Returns from buy to let properties have risen to their highest level in over a year.
Data from Your Move and Reeds Rains shows - taking into account both rental income and capital growth - the average landlord in England and Wales has seen total returns of 12 per cent over the twelve months to January.
In absolute terms this means that the average landlord in England and Wales has seen a return of £21,988 over the last 12 months, before deductions. Of this, the average capital gain contributed £13,594 while rental income made up £8,394.
Rental yields have so far proved resilient in the face of price rises.
The gross yield on a typical rental property in England and Wales, before taking into account factors such as void periods, is steady at 4.9 per cent in January, the same as in December 2015. On an annual basis, this is fractionally lower than the 5.0 per cent gross yield seen a year ago in January 2015.
“Right now the big shift is likely to be in favour of existing landlords, potentially at the expense of those planning to start up as a landlord for the first time or expand their portfolio. As such, it will be interesting to see how the rental market responds if there is a disruption to investment in supply” cautions Adrian Gill, director of estate agents Reeds Rains and Your Move.
“But this is likely to be a short-term effect. Over the longer term there is a consistent and developing lack of housing for across all tenures, for a spiraling population. Owners and renters alike will see the cost of somewhere to live continue to rise, whether expressed in rents or prices. Stamp duty surcharges could funnel more money from the industry to the Treasury, but ultimately will not change the level of demand from tenants” he insists.
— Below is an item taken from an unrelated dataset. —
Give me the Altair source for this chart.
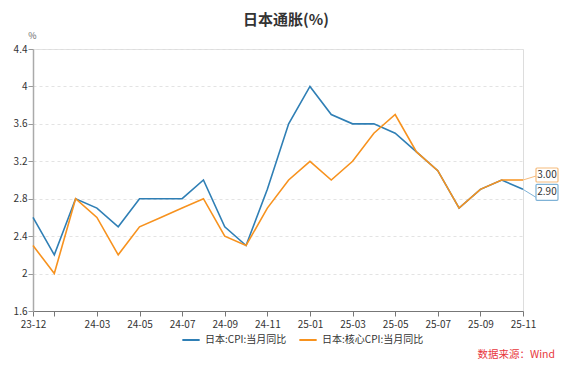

On a regional basis annual rent rises are now led by the East Midlands and East of England, with rents up 5.9 and 5.8 per cent respectively since January 2015.
This pushes London to third place on this measure, with rents in the capital 5.7 per cent higher on an annual basis, marginally slower than 6.3 per cent in the capital in December.
At the other end of the spectrum rents are lower than a year ago in the South East and North East regions, both seeing a 1.0 per cent annual fall. Meanwhile the slowest annual rent rises are in Wales, up just 0.6 per cent since January 2015.